--- Task description ---
Write out exactly the lines of the entries below from the one holding "Convert this diagram to TikZ code." to the one holding "minimum width=72.3bp] (mC)", inclusive, and leave out all other lines.

--- Dataset entries ---
┌──

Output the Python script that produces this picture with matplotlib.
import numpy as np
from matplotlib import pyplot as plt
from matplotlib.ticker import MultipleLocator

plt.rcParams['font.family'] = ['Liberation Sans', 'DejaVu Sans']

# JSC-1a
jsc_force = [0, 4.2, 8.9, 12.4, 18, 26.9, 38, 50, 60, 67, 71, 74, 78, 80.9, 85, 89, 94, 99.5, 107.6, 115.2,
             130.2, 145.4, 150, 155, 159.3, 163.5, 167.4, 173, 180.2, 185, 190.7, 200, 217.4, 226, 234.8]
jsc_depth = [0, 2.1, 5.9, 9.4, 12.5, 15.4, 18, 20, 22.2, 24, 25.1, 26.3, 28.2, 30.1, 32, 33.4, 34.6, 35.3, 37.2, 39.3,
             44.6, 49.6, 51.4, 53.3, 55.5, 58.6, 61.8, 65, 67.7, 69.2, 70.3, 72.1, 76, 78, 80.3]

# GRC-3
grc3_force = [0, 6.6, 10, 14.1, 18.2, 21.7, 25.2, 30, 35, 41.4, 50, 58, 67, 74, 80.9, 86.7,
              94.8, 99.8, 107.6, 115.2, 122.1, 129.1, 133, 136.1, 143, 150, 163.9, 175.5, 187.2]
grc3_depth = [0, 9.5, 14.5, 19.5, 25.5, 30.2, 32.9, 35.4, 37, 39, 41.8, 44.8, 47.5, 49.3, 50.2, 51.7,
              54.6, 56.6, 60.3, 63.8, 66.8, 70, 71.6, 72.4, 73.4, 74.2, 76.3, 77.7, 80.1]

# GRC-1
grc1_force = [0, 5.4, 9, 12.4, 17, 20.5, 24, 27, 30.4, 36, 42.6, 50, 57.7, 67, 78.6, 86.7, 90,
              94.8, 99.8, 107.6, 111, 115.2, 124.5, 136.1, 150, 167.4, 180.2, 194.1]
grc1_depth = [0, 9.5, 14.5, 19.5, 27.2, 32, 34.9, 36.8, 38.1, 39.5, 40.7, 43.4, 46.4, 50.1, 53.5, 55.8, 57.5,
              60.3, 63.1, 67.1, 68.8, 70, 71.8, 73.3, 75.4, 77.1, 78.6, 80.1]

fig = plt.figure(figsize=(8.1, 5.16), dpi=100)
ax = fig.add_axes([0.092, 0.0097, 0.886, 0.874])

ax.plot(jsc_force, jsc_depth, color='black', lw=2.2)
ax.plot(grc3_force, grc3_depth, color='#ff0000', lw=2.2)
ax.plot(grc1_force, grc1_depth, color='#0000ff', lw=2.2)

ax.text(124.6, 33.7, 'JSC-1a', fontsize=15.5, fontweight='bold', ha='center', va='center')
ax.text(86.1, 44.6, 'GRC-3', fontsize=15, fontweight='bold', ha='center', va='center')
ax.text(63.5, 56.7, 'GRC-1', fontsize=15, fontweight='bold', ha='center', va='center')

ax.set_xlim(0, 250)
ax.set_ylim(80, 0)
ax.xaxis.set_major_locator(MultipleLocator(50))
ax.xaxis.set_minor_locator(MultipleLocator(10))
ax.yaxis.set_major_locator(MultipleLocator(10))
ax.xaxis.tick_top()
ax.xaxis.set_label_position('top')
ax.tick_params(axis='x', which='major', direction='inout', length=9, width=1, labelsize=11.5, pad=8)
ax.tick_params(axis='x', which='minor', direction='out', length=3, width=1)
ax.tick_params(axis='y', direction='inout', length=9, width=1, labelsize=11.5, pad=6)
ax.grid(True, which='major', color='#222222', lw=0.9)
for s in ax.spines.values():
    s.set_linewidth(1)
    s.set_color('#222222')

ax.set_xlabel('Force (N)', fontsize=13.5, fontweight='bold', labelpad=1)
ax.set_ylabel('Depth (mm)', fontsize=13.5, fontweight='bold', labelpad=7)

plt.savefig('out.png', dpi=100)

└──
┌──

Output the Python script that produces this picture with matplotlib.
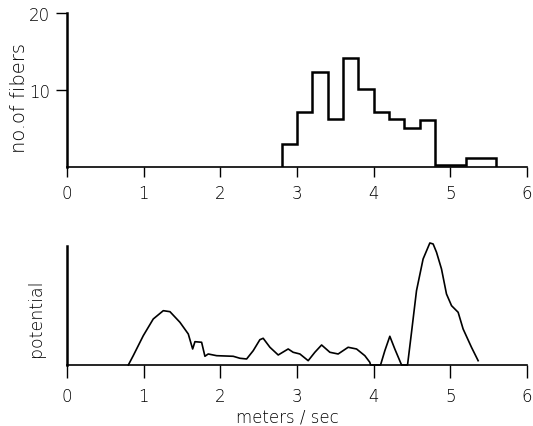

└──
┌──

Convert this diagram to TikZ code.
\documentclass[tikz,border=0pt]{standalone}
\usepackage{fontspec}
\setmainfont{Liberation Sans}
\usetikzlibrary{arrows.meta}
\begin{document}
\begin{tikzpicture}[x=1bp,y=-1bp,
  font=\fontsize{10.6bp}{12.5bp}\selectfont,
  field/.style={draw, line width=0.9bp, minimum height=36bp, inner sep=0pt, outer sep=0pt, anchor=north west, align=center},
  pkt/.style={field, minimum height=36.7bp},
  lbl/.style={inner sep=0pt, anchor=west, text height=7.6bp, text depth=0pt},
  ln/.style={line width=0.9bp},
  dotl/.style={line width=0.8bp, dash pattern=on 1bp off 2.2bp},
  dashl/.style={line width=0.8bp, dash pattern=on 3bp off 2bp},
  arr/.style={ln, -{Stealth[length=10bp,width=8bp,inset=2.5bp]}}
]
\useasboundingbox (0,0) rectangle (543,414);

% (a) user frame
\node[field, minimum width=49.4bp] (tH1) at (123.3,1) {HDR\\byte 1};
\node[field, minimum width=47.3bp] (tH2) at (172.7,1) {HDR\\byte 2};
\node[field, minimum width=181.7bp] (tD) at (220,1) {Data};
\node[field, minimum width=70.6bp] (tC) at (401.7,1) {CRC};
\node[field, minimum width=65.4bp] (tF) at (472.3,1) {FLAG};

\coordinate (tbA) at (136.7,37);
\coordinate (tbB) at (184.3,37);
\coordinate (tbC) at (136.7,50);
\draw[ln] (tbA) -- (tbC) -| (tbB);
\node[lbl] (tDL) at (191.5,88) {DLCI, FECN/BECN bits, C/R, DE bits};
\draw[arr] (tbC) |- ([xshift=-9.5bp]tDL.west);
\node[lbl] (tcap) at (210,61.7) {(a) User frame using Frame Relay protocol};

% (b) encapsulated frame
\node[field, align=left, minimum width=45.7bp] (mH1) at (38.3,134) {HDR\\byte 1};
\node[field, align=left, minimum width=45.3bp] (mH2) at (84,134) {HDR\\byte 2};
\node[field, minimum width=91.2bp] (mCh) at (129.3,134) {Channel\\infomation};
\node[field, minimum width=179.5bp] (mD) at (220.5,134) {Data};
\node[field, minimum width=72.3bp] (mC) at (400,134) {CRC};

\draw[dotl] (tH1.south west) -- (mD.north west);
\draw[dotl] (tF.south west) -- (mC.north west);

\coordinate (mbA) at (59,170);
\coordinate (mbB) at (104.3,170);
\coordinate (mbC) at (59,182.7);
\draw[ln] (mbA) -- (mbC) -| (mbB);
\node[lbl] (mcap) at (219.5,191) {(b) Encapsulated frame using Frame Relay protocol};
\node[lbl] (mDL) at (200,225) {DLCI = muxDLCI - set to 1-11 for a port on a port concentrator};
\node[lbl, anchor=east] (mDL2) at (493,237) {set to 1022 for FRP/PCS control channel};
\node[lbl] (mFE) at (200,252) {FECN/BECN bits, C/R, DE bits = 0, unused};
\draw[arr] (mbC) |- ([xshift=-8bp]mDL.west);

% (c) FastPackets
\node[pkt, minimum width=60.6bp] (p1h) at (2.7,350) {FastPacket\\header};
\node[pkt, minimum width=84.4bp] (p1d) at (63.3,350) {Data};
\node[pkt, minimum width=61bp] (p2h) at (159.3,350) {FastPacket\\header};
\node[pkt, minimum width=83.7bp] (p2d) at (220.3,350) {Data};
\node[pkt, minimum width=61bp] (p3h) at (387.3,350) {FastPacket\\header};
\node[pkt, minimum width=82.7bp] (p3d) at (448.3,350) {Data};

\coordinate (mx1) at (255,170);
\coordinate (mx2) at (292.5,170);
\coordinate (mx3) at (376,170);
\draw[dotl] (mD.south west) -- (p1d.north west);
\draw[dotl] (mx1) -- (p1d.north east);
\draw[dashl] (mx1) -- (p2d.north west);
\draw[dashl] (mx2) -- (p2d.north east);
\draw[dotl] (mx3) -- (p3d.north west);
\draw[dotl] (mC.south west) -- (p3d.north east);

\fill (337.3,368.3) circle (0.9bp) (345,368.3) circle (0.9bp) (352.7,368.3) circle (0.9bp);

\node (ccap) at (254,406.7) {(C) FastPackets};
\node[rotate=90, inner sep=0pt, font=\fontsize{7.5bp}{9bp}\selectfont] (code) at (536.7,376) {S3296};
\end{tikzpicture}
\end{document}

└──

--- Result of this exercise ---
Convert this diagram to TikZ code.
\documentclass[tikz,border=0pt]{standalone}
\usepackage{fontspec}
\setmainfont{Liberation Sans}
\usetikzlibrary{arrows.meta}
\begin{document}
\begin{tikzpicture}[x=1bp,y=-1bp,
  font=\fontsize{10.6bp}{12.5bp}\selectfont,
  field/.style={draw, line width=0.9bp, minimum height=36bp, inner sep=0pt, outer sep=0pt, anchor=north west, align=center},
  pkt/.style={field, minimum height=36.7bp},
  lbl/.style={inner sep=0pt, anchor=west, text height=7.6bp, text depth=0pt},
  ln/.style={line width=0.9bp},
  dotl/.style={line width=0.8bp, dash pattern=on 1bp off 2.2bp},
  dashl/.style={line width=0.8bp, dash pattern=on 3bp off 2bp},
  arr/.style={ln, -{Stealth[length=10bp,width=8bp,inset=2.5bp]}}
]
\useasboundingbox (0,0) rectangle (543,414);

% (a) user frame
\node[field, minimum width=49.4bp] (tH1) at (123.3,1) {HDR\\byte 1};
\node[field, minimum width=47.3bp] (tH2) at (172.7,1) {HDR\\byte 2};
\node[field, minimum width=181.7bp] (tD) at (220,1) {Data};
\node[field, minimum width=70.6bp] (tC) at (401.7,1) {CRC};
\node[field, minimum width=65.4bp] (tF) at (472.3,1) {FLAG};

\coordinate (tbA) at (136.7,37);
\coordinate (tbB) at (184.3,37);
\coordinate (tbC) at (136.7,50);
\draw[ln] (tbA) -- (tbC) -| (tbB);
\node[lbl] (tDL) at (191.5,88) {DLCI, FECN/BECN bits, C/R, DE bits};
\draw[arr] (tbC) |- ([xshift=-9.5bp]tDL.west);
\node[lbl] (tcap) at (210,61.7) {(a) User frame using Frame Relay protocol};

% (b) encapsulated frame
\node[field, align=left, minimum width=45.7bp] (mH1) at (38.3,134) {HDR\\byte 1};
\node[field, align=left, minimum width=45.3bp] (mH2) at (84,134) {HDR\\byte 2};
\node[field, minimum width=91.2bp] (mCh) at (129.3,134) {Channel\\infomation};
\node[field, minimum width=179.5bp] (mD) at (220.5,134) {Data};
\node[field, minimum width=72.3bp] (mC) at (400,134) {CRC};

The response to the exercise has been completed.